C.I: Como a xenofobia se reflete no Brasil?
Vesentini: Já li notícias que mostram como os haitianos – milhares deles vieram ao Brasil nos últimos anos – estão sendo discriminados no país. O mesmo parece ocorrer com os bolivianos. E não podemos esquecer que no passado, no auge da imigração para o Brasil, os japoneses, italianos, poloneses, alemães e outros sofreram enormemente com a discriminação. Mas esse não é um problema tão grave no Brasil atual como é na Europa e em outros lugares do mundo, principalmente pelo pouco volume – em relação à nossa população total – de imigrantes que recebemos, que na verdade é hoje menor que os emigrantes que saem daqui e vão para os Estados Unidos, Europa, Japão ou até Paraguai.
C.I: A Europa está em processo de fascistização?
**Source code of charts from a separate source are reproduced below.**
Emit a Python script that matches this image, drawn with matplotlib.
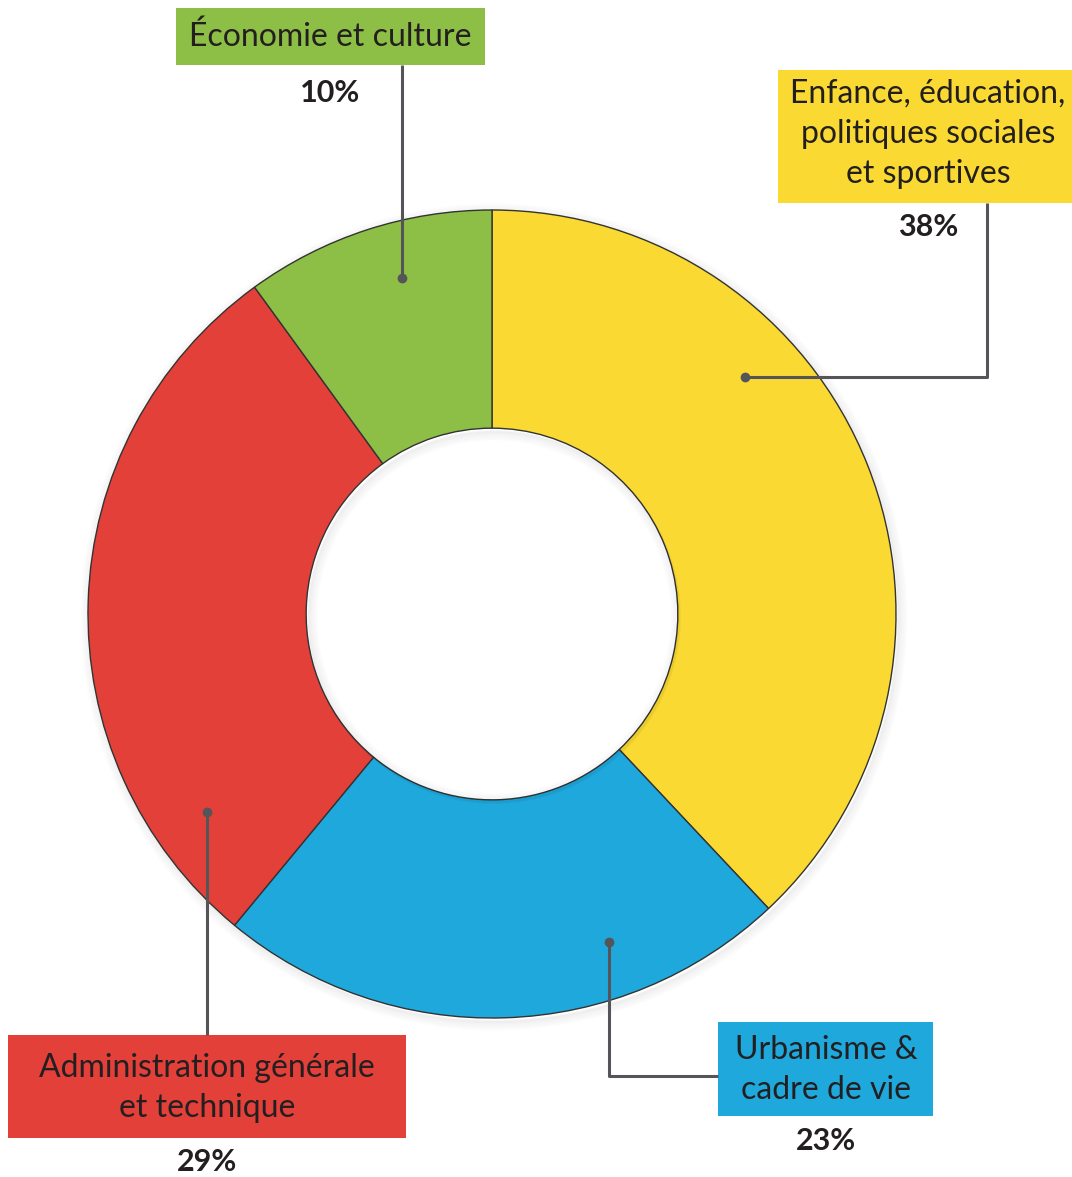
import matplotlib.pyplot as plt
from matplotlib.patches import Rectangle, Circle

plt.rcParams['font.family'] = ['Lato', 'DejaVu Sans']

# data, clockwise from the top
categories = ['Enfance, éducation,\npolitiques sociales\net sportives',
              'Urbanisme &\ncadre de vie',
              'Administration générale\net technique',
              'Économie et culture']
shares = [38, 23, 29, 10]
colors = ['#F9D932', '#1EA8DC', '#E3403A', '#8DBE45']

W, H = 1072, 1177
fig = plt.figure(figsize=(W / 100, H / 100), dpi=100)
ax = fig.add_axes([0, 0, 1, 1])

cx, cy, r = 492, 614, 404
rin = r * 0.46

# soft shadow around the ring and inside the hole
for k in range(10):
    ax.add_patch(Circle((cx + 2, cy + 3), r + k, fill=False, ec='#000000',
                        alpha=0.035 * (1 - k / 10), lw=1.5, zorder=0))
    ax.add_patch(Circle((cx + 2, cy + 3), rin - k, fill=False, ec='#000000',
                        alpha=0.035 * (1 - k / 10), lw=1.5, zorder=3))

# y axis is inverted below, so data counter-clockwise reads clockwise
wedges, _ = ax.pie(shares, colors=colors, startangle=-90, counterclock=True,
                   radius=r, center=(cx, cy), frame=True,
                   wedgeprops=dict(width=r - rin, edgecolor='#333333', linewidth=1.0))
ax.set_xlim(0, W)
ax.set_ylim(H, 0)
ax.set_aspect('equal')
ax.axis('off')

# label boxes: (x0, y0, x1, y1), text centre, percent position
boxes = [
    ((778, 70, 1072, 203), 928, 134, (928, 227)),
    ((718, 1022, 933, 1116), 826, 1070, (826, 1141)),
    ((8, 1035, 406, 1138), 207, 1088, (207, 1162)),
    ((176, 8, 485, 65), 330, 37, (330, 93)),
]
for (b, tx, ty, pp), lab, s, c in zip(boxes, categories, shares, colors):
    x0, y0, x1, y1 = b
    ax.add_patch(Rectangle((x0, y0), x1 - x0, y1 - y0, facecolor=c, edgecolor='none', zorder=3))
    ax.text(tx, ty, lab, ha='center', va='center', fontsize=23, color='#231F20',
            linespacing=1.42, zorder=4)
    ax.text(pp[0], pp[1], f'{s}%', ha='center', va='center', fontsize=22,
            fontweight='bold', color='#231F20', zorder=4)

# leader lines
line_kw = dict(color='#555559', lw=2.2, zorder=5, solid_capstyle='butt')
dot_kw = dict(color='#555559', marker='o', ms=6, zorder=6)
ax.plot([402, 402], [65, 278], **line_kw)
ax.plot([402], [278], **dot_kw)
ax.plot([987, 987, 745], [203, 377, 377], **line_kw)
ax.plot([745], [377], **dot_kw)
ax.plot([207, 207], [812, 1035], **line_kw)
ax.plot([207], [812], **dot_kw)
ax.plot([609, 609, 718], [942, 1076, 1076], **line_kw)
ax.plot([609], [942], **dot_kw)

fig.savefig('out.png', dpi=100)
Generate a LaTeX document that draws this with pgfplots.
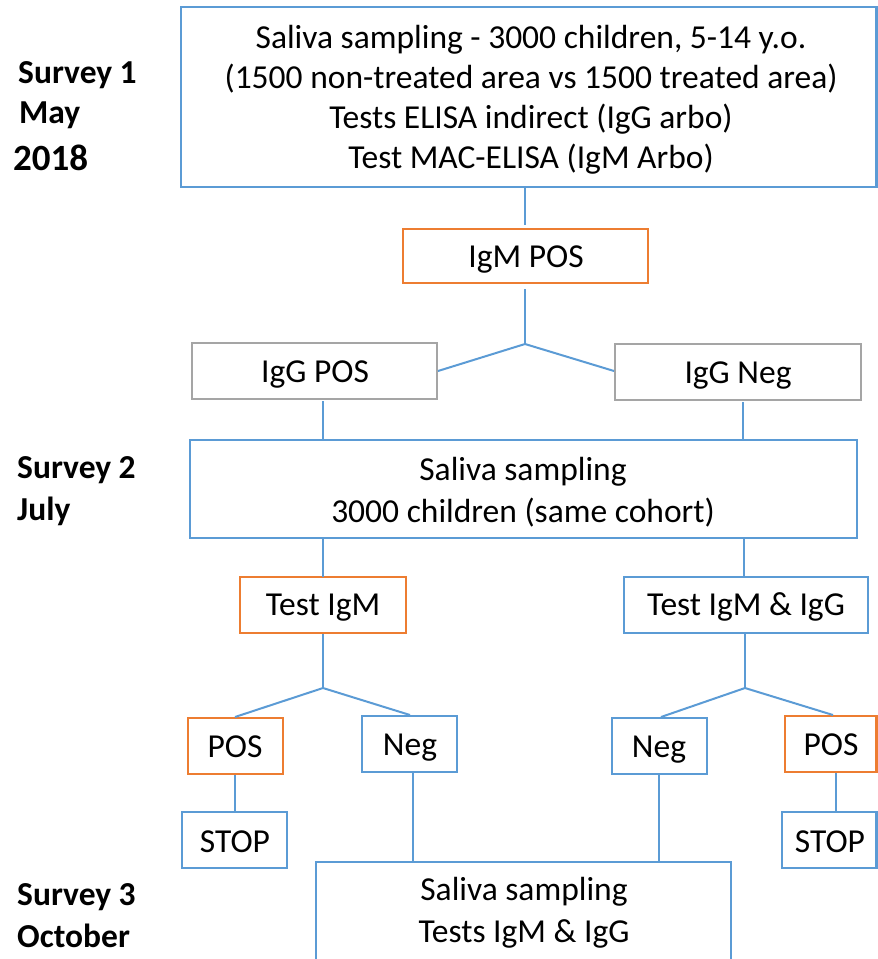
\documentclass[border=0pt]{standalone}
\usepackage{fontspec}
\setmainfont{Carlito}
\usepackage{pgfplots}
\pgfplotsset{compat=1.18}
\definecolor{bblue}{HTML}{5B9BD5}
\definecolor{borange}{HTML}{ED7D31}
\definecolor{bgray}{HTML}{A5A5A5}
\begin{document}
\fontsize{33.5}{40}\selectfont
\begin{tikzpicture}
\begin{axis}[scale only axis, width=878pt, height=959pt,
  xmin=0, xmax=878, ymin=0, ymax=959, y dir=reverse, hide axis, clip=false,
  bx/.style={draw=bblue, line width=2.5pt, line cap=rect, line join=miter, mark=none},
  ox/.style={draw=borange, line width=2.5pt, line cap=rect, line join=miter, mark=none},
  gx/.style={draw=bgray, line width=2.5pt, line cap=rect, line join=miter, mark=none},
  cn/.style={draw=bblue, line width=2pt, line cap=butt, line join=miter, mark=none},
  every node/.style={font=\fontsize{33.5}{40}\selectfont}]
% ---- boxes ----
% Survey 1 box
\addplot[bx] coordinates {(181,7)(876.5,7)(876.5,187)(181,187)(181,7)};
% IgM POS
\addplot[ox] coordinates {(403,229)(648,229)(648,283)(403,283)(403,229)};
% IgG POS / IgG Neg
\addplot[gx] coordinates {(192,343)(437,343)(437,399)(192,399)(192,343)};
\addplot[gx] coordinates {(615,344)(861,344)(861,400)(615,400)(615,344)};
% Survey 2 box
\addplot[bx] coordinates {(190,440)(857,440)(857,538)(190,538)(190,440)};
% Test IgM / Test IgM & IgG
\addplot[ox] coordinates {(240,577)(406,577)(406,633)(240,633)(240,577)};
\addplot[bx] coordinates {(624,577)(868,577)(868,633)(624,633)(624,577)};
% POS / Neg / Neg / POS
\addplot[ox] coordinates {(188,718)(283,718)(283,774)(188,774)(188,718)};
\addplot[bx] coordinates {(362,716)(457,716)(457,772)(362,772)(362,716)};
\addplot[bx] coordinates {(612,718)(707,718)(707,774)(612,774)(612,718)};
\addplot[ox] coordinates {(785,716)(876.5,716)(876.5,772)(785,772)(785,716)};
% STOP boxes
\addplot[bx] coordinates {(182,812)(287,812)(287,868)(182,868)(182,812)};
\addplot[bx] coordinates {(782,812)(876.5,812)(876.5,868)(782,868)(782,812)};
% Survey 3 box (bottom cut off)
\addplot[draw=bblue, line width=2.5pt, line cap=butt, line join=miter, mark=none]
  coordinates {(316,959)(316,862)(731,862)(731,959)};
% ---- connectors ----
\addplot[cn] coordinates {(525,188)(525,225)};
\addplot[cn] coordinates {(525,289)(525,344)};
\addplot[cn] coordinates {(438,371)(525,344)(614,371)};
\addplot[cn] coordinates {(323,401)(323,439)};
\addplot[cn] coordinates {(743,402)(743,439)};
\addplot[cn] coordinates {(323,539)(323,577)};
\addplot[cn] coordinates {(744,539)(744,577)};
\addplot[cn] coordinates {(323,634)(323,688)};
\addplot[cn] coordinates {(235,717)(323,688)(410,715)};
\addplot[cn] coordinates {(745,634)(745,688)};
\addplot[cn] coordinates {(661,717)(745,688)(833,715)};
\addplot[cn] coordinates {(235,775)(235,812)};
\addplot[cn] coordinates {(836,773)(836,812)};
\addplot[cn] coordinates {(413,773)(413,862)};
\addplot[cn] coordinates {(659,775)(659,862)};
% ---- text ----
\node[anchor=base] at (axis cs:531,48) {Saliva sampling - 3000 children, 5-14 y.o.};
\node[anchor=base] at (axis cs:531,88) {(1500 non-treated area vs 1500 treated area)};
\node[anchor=base] at (axis cs:531,128) {Tests ELISA indirect (IgG arbo)};
\node[anchor=base] at (axis cs:531,168) {Test MAC-ELISA (IgM Arbo)};
\node[anchor=base] at (axis cs:526,267) {IgM POS};
\node[anchor=base] at (axis cs:315,382) {IgG POS};
\node[anchor=base] at (axis cs:738,383) {IgG Neg};
\node[anchor=base] at (axis cs:523,480) {Saliva sampling};
\node[anchor=base] at (axis cs:523,522) {3000 children (same cohort)};
\node[anchor=base] at (axis cs:323,615) {Test IgM};
\node[anchor=base] at (axis cs:746,615) {Test IgM \& IgG};
\node[anchor=base] at (axis cs:235,757) {POS};
\node[anchor=base] at (axis cs:410,755) {Neg};
\node[anchor=base] at (axis cs:659,757) {Neg};
\node[anchor=base] at (axis cs:831,755) {POS};
\node[anchor=base] at (axis cs:235,852) {STOP};
\node[anchor=base] at (axis cs:830,852) {STOP};
\node[anchor=base] at (axis cs:524,900) {Saliva sampling};
\node[anchor=base] at (axis cs:524,942) {Tests IgM \& IgG};
% left labels
\node[anchor=base west, inner sep=0pt] at (axis cs:18,83) {\bfseries Survey 1};
\node[anchor=base west, inner sep=0pt] at (axis cs:19,123) {\bfseries May};
\node[anchor=base west, inner sep=0pt] at (axis cs:13,170) {\fontsize{37}{40}\selectfont\bfseries 2018};
\node[anchor=base west, inner sep=0pt] at (axis cs:17,478) {\bfseries Survey 2};
\node[anchor=base west, inner sep=0pt] at (axis cs:17,520) {\bfseries July};
\node[anchor=base west, inner sep=0pt] at (axis cs:17,905) {\bfseries Survey 3};
\node[anchor=base west, inner sep=0pt] at (axis cs:17,947) {\bfseries October};
\end{axis}
\pgfresetboundingbox
\useasboundingbox (current axis.south west) rectangle (current axis.north east);
\end{tikzpicture}
\end{document}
Vesentini: Creio que esse termo é muito forte para descrever o inegável crescimento do racismo na Europa. Principalmente porque só uma parcela minoritária da população – embora isso varie conforme o país –demonstre claramente sua xenofobia. Mas partidos políticos nacionalistas e xenófobos vêm ganhando maior votação na Áustria, Hungria, França, Suíça, Bélgica e outros países europeus, embora eles estejam longe de serem hegemônicos. Esse crescimento não ocorre apenas pelo aumento no número de imigrantes, especialmente muçulmanos, mas também pela crise econômica com aumento no desemprego. Sou otimista e penso que tão logo o continente conheça um novo período de prosperidade – e também que determinadas crises fora da Europa, mas que nela repercutem pela entrada massiva de imigrantes e refugiados (como o Estado islâmico no Iraque e Síria, a guerra civil neste último país, etc.) sejam pelo menos minimizadas – esse crescimento da xenofobia na Europa vai regredir.
C.I: A mídia intensifica o discurso de ódio?
Vesentini: Sem dúvida que sim, pelo menos uma parte dela, felizmente minoritária. Além dessa parcela da mídia tradicional – rádios, canais de televisão, jornais, revistas –, não se pode esquecer os sites racistas na internet, com discursos muito mais radicais e explícitos no seu ódio aos estrangeiros ou a determinadas etnias do que essa referida parcela da mídia.
C.I: O esporte tem sido palco para casos de xenofobia. Em que medida a espetacularização, a glamourização destes eventos (muitas vezes exercida pela da mídia) inflama o nacionalismo?
Vesentini: Bem, a espetacularização e glamourização desses eventos não são apenas “muitas vezes exercidos pela mídia”. Eles são na verdade totalmente dependentes dela, são espetáculos midiáticos. Sem a cobertura pela mídia, principalmente pela televisão, a Eurocopa, a Copa do Mundo de Futebol, a NBA, a Fórmula 1, o Super Bowl ou até as Olimpíadas, além de outros,seriam apenas eventos pífios. O montante de dinheiro envolvido seria irrisório e mesmo o público interessado seria muitíssimo menor. Esses eventos midiáticos, quando internacionais, são essencialmente nacionalistas, e, quando nacionais, são bairristas no sentido da equipe de preferência do torcedor. Esse exagero na importância desses eventos, e também das equipes ou de ídolos forjados, operada pela mídia em busca de maior audiência (e, consequentemente, anúncios mais caros), produz ou potencializa rivalidades e acirra os ânimos. Daí a crescente violência entre torcidas, especialmente as organizadas. Com isso tudo vem junto o racismo, que no fundo, neste caso específico, é decorrente da exagerada rivalidade que vai além do espírito esportivo – no qual deveria predominar uma rivalidade e concorrência saudáveis e não doentia – e chega às raias do ódio. O “estrangeiro”, neste caso, é o torcedor ou algum jogador diferenciado da equipe rival.